Остальные сидят на асфальте, подложив под себя листки бумаги, и
внимательно слушают лидера. Ребята готовятся идти к министру образования со своими требованиями, в главном — разумными.
Если
бы не крикуны, спекулирующие на студенческой проблеме, то наверняка большинство здравомыслящих японцев стали бы на сторону
молодежи. Однако ультралеваки, прилепившиеся к движению, толкают ребят к требованию «немедленной социальной революции,
немедленного уничтожения всей буржуазной культуры, немедленного
изгнания всех старых профессоров».
Ультралевых отличает такая же
тенденция к железной организации, как и ультраправых. Стоило
руководителю демонстрации посвистать в свой пронзительный свисток и крикнуть что-то в мегафон, как немедленно к нему подскакивали
девушки и ребята и, зная заранее, кому, куда, в какой ряд, в какую
шеренгу становиться, по-солдатски выстраивались в спаянную
колонну.
Сонода быстро надел каску, дал такую же мне и попросил опустить на лицо прозрачную пуленепробиваемую маску.
— Сейчас может начаться драка, — сказал он. — Бьют весьма
больно.
Промышленность по выпуску «противоударных касок» здорово греет
руки: в месяц они выпускают триста тысяч касок для демонстрантов в одном лишь Токио. Стоит такая каска четыреста иен, а особенно прочная, красного цвета, — тысячу.
Японские журналисты говорили мне, что, быть может, хозяева
этой «индустрии» связаны с главарями ультралевых студентов, потому что барыши у «каскопроизводителей» совершенно фантастические.
Чем больше я наблюдал за студентами, тем больше они казались
мне членами военной организации. Впереди — наиболее рослые ребята в касках, за ними девушки и парни без касок, это, вероятно,
«интеллектуалы» движения — худенькие, слабенькие, но очень голосистые, они все время выкрикивают лозунги. Колонну замыкает
арьергард — там тоже здоровенные ребята в касках, с дубинками и
металлическими прутьями в руках.
Ребята начали бегом кружить по улице, скандируя свои лозунги;
они «разогревались», словно спортсмены перед стартом. Когда их
крики стали особенно яростными, подъехали дополнительные наряды
полиции. Полицейские выскочили из своих машин и, пристроившись
на бегу к демонстрантам, окружили их со всех сторон и «повели»
колонну к министру образования.
В Ти-Би-Эс работают не только телетайпы информационных
агентств Франции, Великобритании и Америки. Там, впервые в Азии,
работают телетайпы на иероглифах. Казалось бы, иероглифический
телетайп должен работать медленнее, чем телетайп латинского шрифта.

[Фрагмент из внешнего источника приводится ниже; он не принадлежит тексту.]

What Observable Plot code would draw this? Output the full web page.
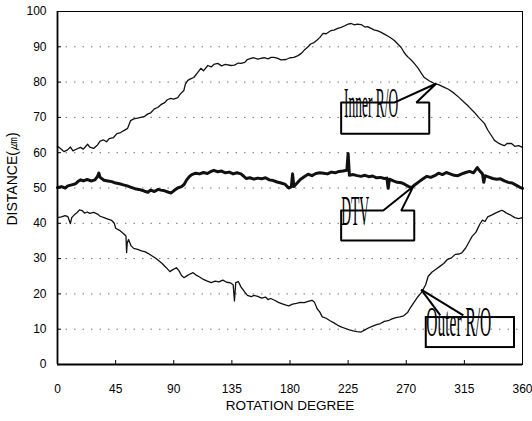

«Нет, — с гордостью сказали мне японцы, — наш телетайп работает значительно быстрее европейского». Это чудо, действительно
чудо: японцы смогли рассчитать на ЭВМ принцип иероглифического
письма и отладили телетайп, который первым, — в сравнении с
остальными, — сообщает о новостях со всего света.
Если бы национальная тенденция выражалась в том, как «свое»
делать более быстрым, красивым, удобным, более приятным для человека, то — да здравствует такой «национализм»! Да здравствует
«национализм» скорости, удобства, радости! Долой национализм
ущемления «других»! Впрочем, истинный национализм начинается с
ущемления «своих».
Познакомился с Токато-сан — прелестным тридцатилетним художником, одним из известнейших живописцев Японии. Сели в его «тойоту». Поехали к скульптору Ивано-сан — я его назвал
«Иван Иванычем», и скульптор зашелся от смеха. Еще до того, как японцам
переведут смысл каламбура или шутки, они по интонации понимают,
что ты говоришь. Вообще здесь обостренный, я бы сказал жадный,
интерес к русскому языку.
Как это ни парадоксально, японцы
чувствуют наш язык, особенно это заметно в песне. Мне показалось,
что в Японии наши песни поют отнюдь не хуже, чем мы, порой даже с
большим чувством.
Ивано-сан, лауреат Национальной премии Такеси Хаяси, работает в маленькой мастерской. Его скульптуры в чем-то похожи на
работы Николая Никогосяна — так же экспрессивны. Только в них
экспрессия сдержанности, «кричание» статистики. Движение души,
порыв, плач, счастье, крик японцы умеют передавать через сцепленные пальцы рук, а на лице — если это поясной портрет — будет полное спокойствие.